Now, now, don’t be dejected big guy.  I’m going to be just as dead as you are.   But at least I’m self-aware of that.  If the zombie apocalypse ever begins, I’m only going to last as long as it takes for me to get the handgun I keep in my nightstand, load it, and fire it into my skull.  Actually, since in my hypothetical zombie scenario I picture my neighbors Carl and Mandy getting zombified by this point, I might walk over to their house and blow my brains out in front of them.  They always made the best apple pies on the 4th of July and letting the zombie-thems feast on my corpse is the least I can do to show them how much I appreciated it.

For the majority of you, this delusion that you actually could survive a zombie apocalypse comes from your experience playing video games.  Ha.  Yea, I’m sure playing Dead Island has really given you a leg up on the rest of humanity.  No offense, but zombie video games prepare you for surviving Armageddon about as much as playing Bingo prepares you for winning the lottery.  It’s just not reality, people.  So just play these for the fanciful digital distractions that they are.  If you want an actual crash course on surviving Dawn of the Dead: The Real Thing, join the army or something.

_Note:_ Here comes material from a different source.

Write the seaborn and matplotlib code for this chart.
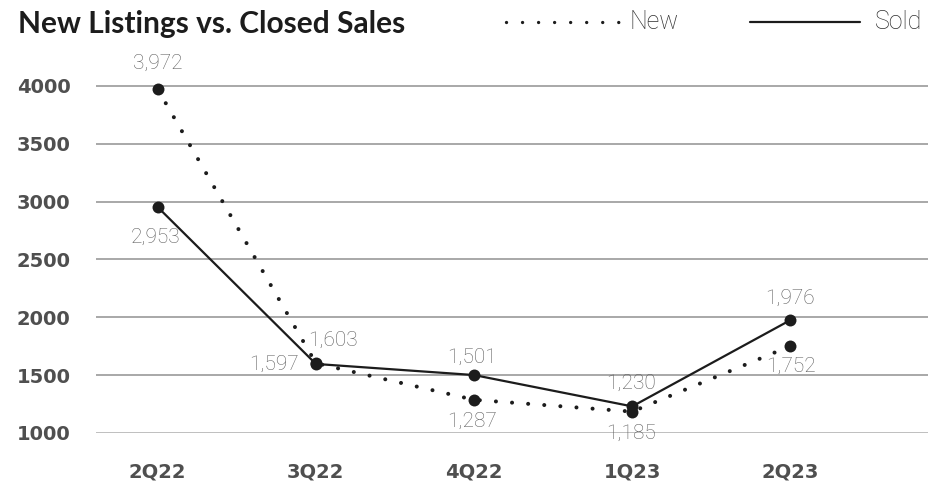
import matplotlib
matplotlib.use("Agg")
import matplotlib.pyplot as plt
from matplotlib.lines import Line2D
import seaborn as sns
import pandas as pd

quarters = ["2Q22", "3Q22", "4Q22", "1Q23", "2Q23"]
new_listings = [3972, 1603, 1287, 1185, 1752]
closed_sales = [2953, 1597, 1501, 1230, 1976]
y_ticks = [1000, 1500, 2000, 2500, 3000, 3500, 4000]

# label offsets in pixels (dx, dy) and horizontal alignment per point
new_label_pos = [(0, 26, "center"), (17, 23, "center"), (-2, -22, "center"),
                 (-1, -22, "center"), (1, -20, "center")]
sold_label_pos = [(-2, -30, "center"), (-17, 0, "right"), (-2, 18, "center"),
                  (-1, 23, "center"), (0, 22, "center")]

sns.set_theme(style="white")
plt.rcParams["font.family"] = ["Lato", "DejaVu Sans"]

ink = "#1c1c1c"
dot_style = (0, (0.01, 4.0))
W, H = 953, 484

df = pd.DataFrame({
    "quarter": quarters * 2,
    "pos": list(range(len(quarters))) * 2,
    "value": new_listings + closed_sales,
    "series": ["New"] * len(quarters) + ["Sold"] * len(quarters),
})

fig = plt.figure(figsize=(W / 100, H / 100), dpi=100)
ax = fig.add_axes([96 / W, 1 - 433 / H, (928 - 96) / W, (433 - 74.4) / H])

sns.lineplot(data=df[df.series == "New"], x="pos", y="value", ax=ax,
             color=ink, linewidth=2.9, linestyle=dot_style,
             dash_capstyle="round", marker="o", markersize=8.6,
             markeredgewidth=0, legend=False, clip_on=False, zorder=3)
sns.lineplot(data=df[df.series == "Sold"], x="pos", y="value", ax=ax,
             color=ink, linewidth=1.6, marker="o", markersize=8.6,
             markeredgewidth=0, legend=False, clip_on=False, zorder=3)

ax.set_xlim(-0.39, 4.87)
ax.set_ylim(1000, 4100)
ax.set_yticks(y_ticks)
ax.set_yticklabels([str(t) for t in y_ticks])
ax.set_xticks(range(len(quarters)))
ax.set_xticklabels(quarters)
ax.grid(axis="y", color="#9a9a9a", linewidth=1.2)
ax.grid(axis="x", visible=False)
ax.yaxis.get_gridlines()[0].set_color("#bfbfbf")
ax.yaxis.get_gridlines()[0].set_linewidth(1.4)
for s in ax.spines.values():
    s.set_visible(False)
ax.set_xlabel("")
ax.set_ylabel("")

tick_font = {"family": ["DejaVu Sans"], "weight": "bold", "size": 14}
ax.tick_params(axis="y", length=0, pad=57, labelcolor="#4f4f4f")
ax.tick_params(axis="x", length=0, pad=21, labelcolor="#4f4f4f")
for lab in ax.get_yticklabels():
    lab.set_ha("left")
    lab.set_fontproperties(tick_font)
for lab in ax.get_xticklabels():
    lab.set_fontproperties(tick_font)

px = 72 / 100
label_kw = dict(textcoords="offset points", va="center", fontsize=15,
                color="#5e5e5e", family=["Roboto", "DejaVu Sans"], fontweight="light")
for i, v in enumerate(new_listings):
    dx, dy, ha = new_label_pos[i]
    ax.annotate(f"{v:,}", (i, v), xytext=(dx * px, dy * px), ha=ha, **label_kw)
for i, v in enumerate(closed_sales):
    dx, dy, ha = sold_label_pos[i]
    ax.annotate(f"{v:,}", (i, v), xytext=(dx * px, dy * px), ha=ha, **label_kw)

fig.text(18 / W, 1 - 24 / H, "New Listings vs. Closed Sales", ha="left", va="center",
         fontsize=21.5, fontweight="bold", color="#1c1c1c")

# legend drawn in figure pixels
leg_y = 1 - 22 / H
fig.add_artist(Line2D([506 / W, 622 / W], [leg_y, leg_y], transform=fig.transFigure,
                      color=ink, linewidth=2.4, linestyle=(0, (0.01, 4.8)),
                      dash_capstyle="round"))
fig.add_artist(Line2D([750 / W, 860 / W], [leg_y, leg_y], transform=fig.transFigure,
                      color=ink, linewidth=1.6))
leg_kw = dict(va="center", ha="left", fontsize=18, color="#2e2e2e",
              family=["Roboto", "DejaVu Sans"], fontweight="light")
fig.text(630 / W, leg_y, "New", **leg_kw)
fig.text(875 / W, leg_y, "Sold", **leg_kw)

fig.savefig("out.png", dpi=100)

Okay, Dead Pixels.  It’s a side-scrolling retro game where you shoot zombies and NOT a documentary on how to survive the zombie apocalypse.  The first clue to that should be the fact that there are stores right in the middle of Zombiepalooza that have the nerve to charge you money for guns and ammo.  If I’m a shop owner and someone has actually survived long enough to make it to my store, I’m not going to ask them for money.  I’m going to toss them all the ammunition I have and hope like hell they take me with them as something other than bait.

In all seriousness, Dead Pixels is fucking awesome.  This is not only one of the best zombie games on the marketplace, but one of the best games period.  The potential for disaster was huge here.  When I saw the trailer for it, I told Brian “oh great, another samey zombie shooter.  Ooooh lookie, it has River City Ransom style graphics.  I’m sure that means it won’t be a total piece of shit.”  Which proves one thing: I suck at prophecy as much as Nostradamus did.

There’s still hope for the Mayans.

Dead Pixels does look like a really good 80s style Technos game, but instead of trying to look just like a title from that era and nothing more, it actually dolls up the presentation with modern effects like a Grindhouse-style grain filter and an awesome sound track.   The end result is a game that oozes with more style than most big-budget mainstream titles do.  I usually try to avoid praising presentation if I can, but here it really does deserve mention.  And if you hate the grain filters, you can turn them off.  It’s astonishing that a console title can be $1 and look this good.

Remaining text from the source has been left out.